Bogard gave an exceptional talk last week at the Paseo Verde Library in Henderson. Some of his stories, anecdotes from his research and his book, were funny, some disturbing, some a bit of both. One of them, he recalled: a woman, visiting family, who seriously asked what those bright points of light in the sky were. Bogard’s look at the light and the dark is a fascinating exploration of what we, with our technology, have done to the fundamental clock of our lives, the circadian pattern that once ruled us. He is a very accomplished writer and storyteller, and one of the things that will be of interest to CityLife readers is that both the light and the dark are exemplified by places in Nevada. The light, of course, by Las Vegas, a source of light pollution that spills from our urban area even into those very dark areas nearby: Great Basin National Park, in east-central Nevada, considered one of the darkest areas in the continental United States, and Death Valley National Park in California. Both are great for viewing the Milky Way, the planets of our solar system and the stars. But you can still see the glow from Las Vegas. Bogard structures his book backward, starting from our town as a representative of the brightest night areas, on through nine levels of increasing dark, to the very best places to experience the awesome majesty that is our universe at night, where you can see the structure of, and our place in, the great spiral galaxy that is our home. Along the way, he refers to the suspected impacts on human health and environmental quality that artificial light appears to have, and the relatively modest steps we could take to limit those negative impacts.
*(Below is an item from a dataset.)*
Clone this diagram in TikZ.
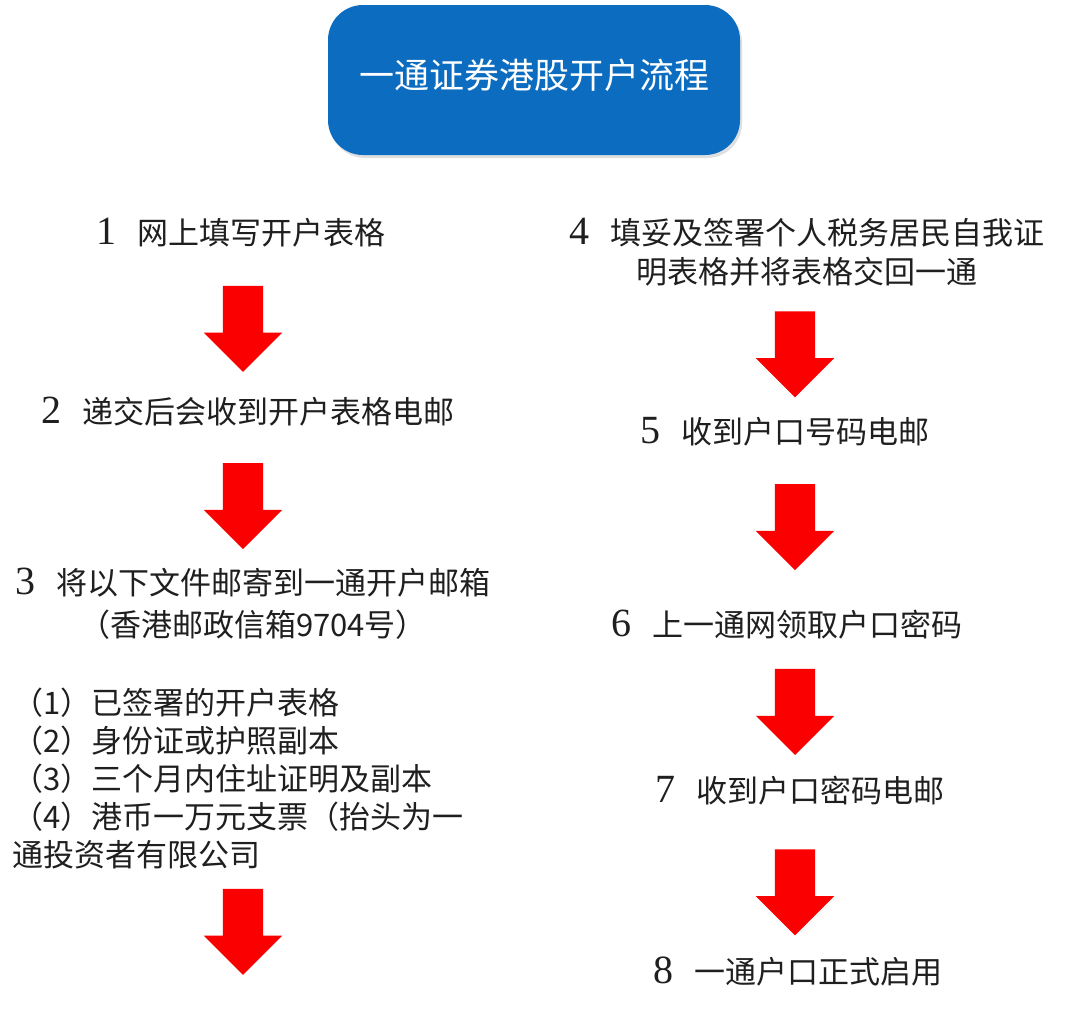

Bogard weaves his story of the rapid growth of electric lighting, which, incredibly, has only been with us for little more than a century. It has been a century that has seen the death of the dark around the world. Here and there, you can still find a place on land, or especially at sea, where you can experience the wonder of the dark. But those places are disappearing very quickly. Bogard’s book reminds us of what we are losing.
THE END OF NIGHT: SEARCHING FOR NATURAL DARKNESS IN AN AGE OF ARTIFICIAL LIGHT, Paul Bogard, Little Brown, 325 pages.